*Stated problem:* Restate the material word for word and leave out anything that is a picture.
**********
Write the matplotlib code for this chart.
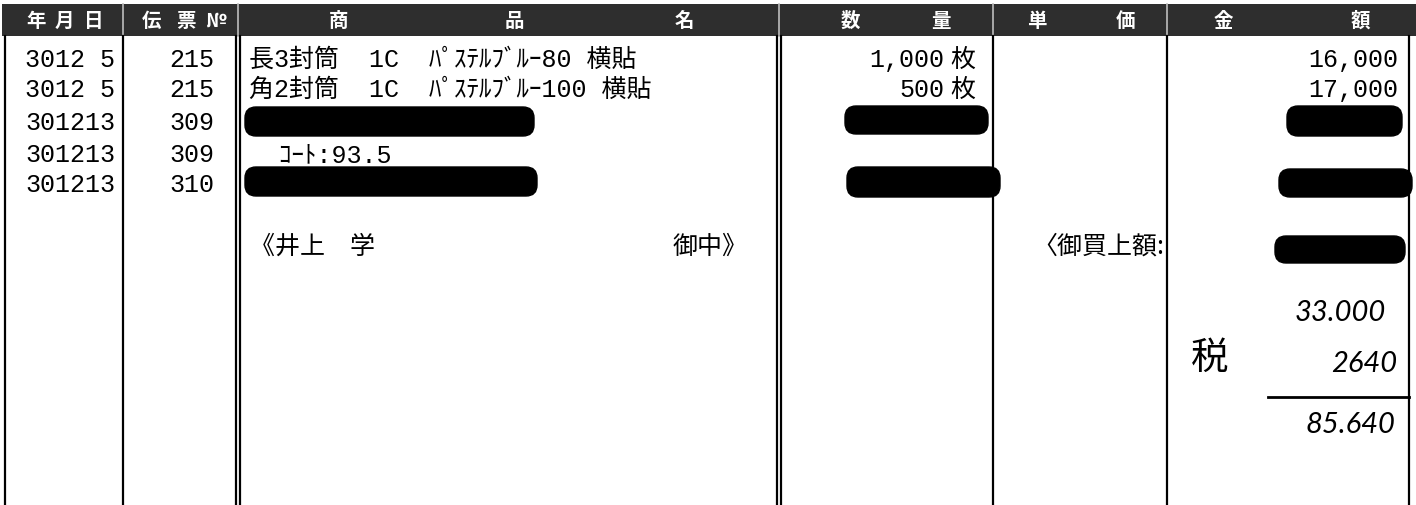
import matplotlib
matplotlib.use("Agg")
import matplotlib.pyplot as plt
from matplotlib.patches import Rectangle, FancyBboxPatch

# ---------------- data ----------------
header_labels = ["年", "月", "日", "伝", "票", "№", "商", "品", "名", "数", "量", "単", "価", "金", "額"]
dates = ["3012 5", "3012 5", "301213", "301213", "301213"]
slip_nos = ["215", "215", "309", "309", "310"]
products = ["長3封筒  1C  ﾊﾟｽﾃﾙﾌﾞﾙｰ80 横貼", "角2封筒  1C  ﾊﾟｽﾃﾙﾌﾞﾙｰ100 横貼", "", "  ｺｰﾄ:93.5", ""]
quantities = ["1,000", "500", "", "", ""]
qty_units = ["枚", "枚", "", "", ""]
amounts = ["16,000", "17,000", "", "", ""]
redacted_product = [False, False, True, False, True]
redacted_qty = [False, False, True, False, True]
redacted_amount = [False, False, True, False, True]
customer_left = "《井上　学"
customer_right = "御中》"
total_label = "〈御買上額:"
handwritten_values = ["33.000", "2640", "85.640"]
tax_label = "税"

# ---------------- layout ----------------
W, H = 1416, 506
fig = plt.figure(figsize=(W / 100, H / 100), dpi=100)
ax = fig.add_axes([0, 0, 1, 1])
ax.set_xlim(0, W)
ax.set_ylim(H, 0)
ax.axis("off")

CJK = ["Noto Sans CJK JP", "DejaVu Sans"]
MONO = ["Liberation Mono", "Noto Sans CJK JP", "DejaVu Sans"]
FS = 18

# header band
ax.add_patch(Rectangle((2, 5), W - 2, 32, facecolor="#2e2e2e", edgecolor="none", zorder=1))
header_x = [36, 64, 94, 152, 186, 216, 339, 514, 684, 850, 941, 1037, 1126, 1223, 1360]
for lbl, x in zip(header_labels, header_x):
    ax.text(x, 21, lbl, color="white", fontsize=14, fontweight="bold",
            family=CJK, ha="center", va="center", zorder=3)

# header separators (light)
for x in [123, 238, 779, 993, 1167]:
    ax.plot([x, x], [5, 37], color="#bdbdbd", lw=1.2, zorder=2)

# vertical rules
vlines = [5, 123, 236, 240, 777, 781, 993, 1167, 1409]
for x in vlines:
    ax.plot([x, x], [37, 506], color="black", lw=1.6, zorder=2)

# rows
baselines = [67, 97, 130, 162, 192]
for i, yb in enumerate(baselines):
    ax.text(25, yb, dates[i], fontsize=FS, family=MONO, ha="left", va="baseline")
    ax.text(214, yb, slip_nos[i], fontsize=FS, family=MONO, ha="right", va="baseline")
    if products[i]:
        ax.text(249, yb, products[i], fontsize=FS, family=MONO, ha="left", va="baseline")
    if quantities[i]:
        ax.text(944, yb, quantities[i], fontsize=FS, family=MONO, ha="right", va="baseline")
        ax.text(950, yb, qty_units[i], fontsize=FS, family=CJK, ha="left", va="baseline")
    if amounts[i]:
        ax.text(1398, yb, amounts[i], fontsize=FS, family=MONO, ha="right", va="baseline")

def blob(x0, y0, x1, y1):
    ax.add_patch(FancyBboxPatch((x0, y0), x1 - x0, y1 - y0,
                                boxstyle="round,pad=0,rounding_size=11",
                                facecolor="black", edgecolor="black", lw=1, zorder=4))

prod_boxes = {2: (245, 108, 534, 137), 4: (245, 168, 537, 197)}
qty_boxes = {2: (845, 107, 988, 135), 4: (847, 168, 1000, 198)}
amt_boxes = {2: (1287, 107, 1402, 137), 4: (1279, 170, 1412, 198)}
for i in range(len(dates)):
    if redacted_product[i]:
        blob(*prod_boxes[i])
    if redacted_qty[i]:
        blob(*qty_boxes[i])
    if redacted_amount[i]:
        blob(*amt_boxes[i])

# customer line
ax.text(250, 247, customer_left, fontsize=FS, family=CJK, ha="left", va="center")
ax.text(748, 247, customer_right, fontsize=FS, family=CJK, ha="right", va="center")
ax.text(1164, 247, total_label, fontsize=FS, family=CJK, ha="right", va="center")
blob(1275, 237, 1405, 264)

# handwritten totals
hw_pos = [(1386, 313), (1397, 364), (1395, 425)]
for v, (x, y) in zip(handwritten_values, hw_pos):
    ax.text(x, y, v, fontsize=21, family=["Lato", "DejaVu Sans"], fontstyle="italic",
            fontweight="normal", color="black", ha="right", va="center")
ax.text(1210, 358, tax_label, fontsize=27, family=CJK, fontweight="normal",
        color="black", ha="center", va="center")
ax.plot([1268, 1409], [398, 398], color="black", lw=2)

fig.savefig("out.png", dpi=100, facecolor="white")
**********
*The response:*
Write the matplotlib code for this chart.
import matplotlib
matplotlib.use("Agg")
import matplotlib.pyplot as plt
from matplotlib.patches import Rectangle, FancyBboxPatch

# ---------------- data ----------------
header_labels = ["年", "月", "日", "伝", "票", "№", "商", "品", "名", "数", "量", "単", "価", "金", "額"]
dates = ["3012 5", "3012 5", "301213", "301213", "301213"]
slip_nos = ["215", "215", "309", "309", "310"]
products = ["長3封筒  1C  ﾊﾟｽﾃﾙﾌﾞﾙｰ80 横貼", "角2封筒  1C  ﾊﾟｽﾃﾙﾌﾞﾙｰ100 横貼", "", "  ｺｰﾄ:93.5", ""]
quantities = ["1,000", "500", "", "", ""]
qty_units = ["枚", "枚", "", "", ""]
amounts = ["16,000", "17,000", "", "", ""]
redacted_product = [False, False, True, False, True]
redacted_qty = [False, False, True, False, True]
redacted_amount = [False, False, True, False, True]
customer_left = "《井上　学"
customer_right = "御中》"
total_label = "〈御買上額:"
handwritten_values = ["33.000", "2640", "85.640"]
tax_label = "税"

# ---------------- layout ----------------
W, H = 1416, 506
fig = plt.figure(figsize=(W / 100, H / 100), dpi=100)
ax = fig.add_axes([0, 0, 1, 1])
ax.set_xlim(0, W)
ax.set_ylim(H, 0)
ax.axis("off")

CJK = ["Noto Sans CJK JP", "DejaVu Sans"]
MONO = ["Liberation Mono", "Noto Sans CJK JP", "DejaVu Sans"]
FS = 18

# header band
ax.add_patch(Rectangle((2, 5), W - 2, 32, facecolor="#2e2e2e", edgecolor="none", zorder=1))
header_x = [36, 64, 94, 152, 186, 216, 339, 514, 684, 850, 941, 1037, 1126, 1223, 1360]
for lbl, x in zip(header_labels, header_x):
    ax.text(x, 21, lbl, color="white", fontsize=14, fontweight="bold",
            family=CJK, ha="center", va="center", zorder=3)

# header separators (light)
for x in [123, 238, 779, 993, 1167]:
    ax.plot([x, x], [5, 37], color="#bdbdbd", lw=1.2, zorder=2)

# vertical rules
vlines = [5, 123, 236, 240, 777, 781, 993, 1167, 1409]
for x in vlines:
    ax.plot([x, x], [37, 506], color="black", lw=1.6, zorder=2)

# rows
baselines = [67, 97, 130, 162, 192]
for i, yb in enumerate(baselines):
    ax.text(25, yb, dates[i], fontsize=FS, family=MONO, ha="left", va="baseline")
    ax.text(214, yb, slip_nos[i], fontsize=FS, family=MONO, ha="right", va="baseline")
    if products[i]:
        ax.text(249, yb, products[i], fontsize=FS, family=MONO, ha="left", va="baseline")
    if quantities[i]:
        ax.text(944, yb, quantities[i], fontsize=FS, family=MONO, ha="right", va="baseline")
        ax.text(950, yb, qty_units[i], fontsize=FS, family=CJK, ha="left", va="baseline")
    if amounts[i]:
        ax.text(1398, yb, amounts[i], fontsize=FS, family=MONO, ha="right", va="baseline")

def blob(x0, y0, x1, y1):
    ax.add_patch(FancyBboxPatch((x0, y0), x1 - x0, y1 - y0,
                                boxstyle="round,pad=0,rounding_size=11",
                                facecolor="black", edgecolor="black", lw=1, zorder=4))

prod_boxes = {2: (245, 108, 534, 137), 4: (245, 168, 537, 197)}
qty_boxes = {2: (845, 107, 988, 135), 4: (847, 168, 1000, 198)}
amt_boxes = {2: (1287, 107, 1402, 137), 4: (1279, 170, 1412, 198)}
for i in range(len(dates)):
    if redacted_product[i]:
        blob(*prod_boxes[i])
    if redacted_qty[i]:
        blob(*qty_boxes[i])
    if redacted_amount[i]:
        blob(*amt_boxes[i])

# customer line
ax.text(250, 247, customer_left, fontsize=FS, family=CJK, ha="left", va="center")
ax.text(748, 247, customer_right, fontsize=FS, family=CJK, ha="right", va="center")
ax.text(1164, 247, total_label, fontsize=FS, family=CJK, ha="right", va="center")
blob(1275, 237, 1405, 264)

# handwritten totals
hw_pos = [(1386, 313), (1397, 364), (1395, 425)]
for v, (x, y) in zip(handwritten_values, hw_pos):
    ax.text(x, y, v, fontsize=21, family=["Lato", "DejaVu Sans"], fontstyle="italic",
            fontweight="normal", color="black", ha="right", va="center")
ax.text(1210, 358, tax_label, fontsize=27, family=CJK, fontweight="normal",
        color="black", ha="center", va="center")
ax.plot([1268, 1409], [398, 398], color="black", lw=2)

fig.savefig("out.png", dpi=100, facecolor="white")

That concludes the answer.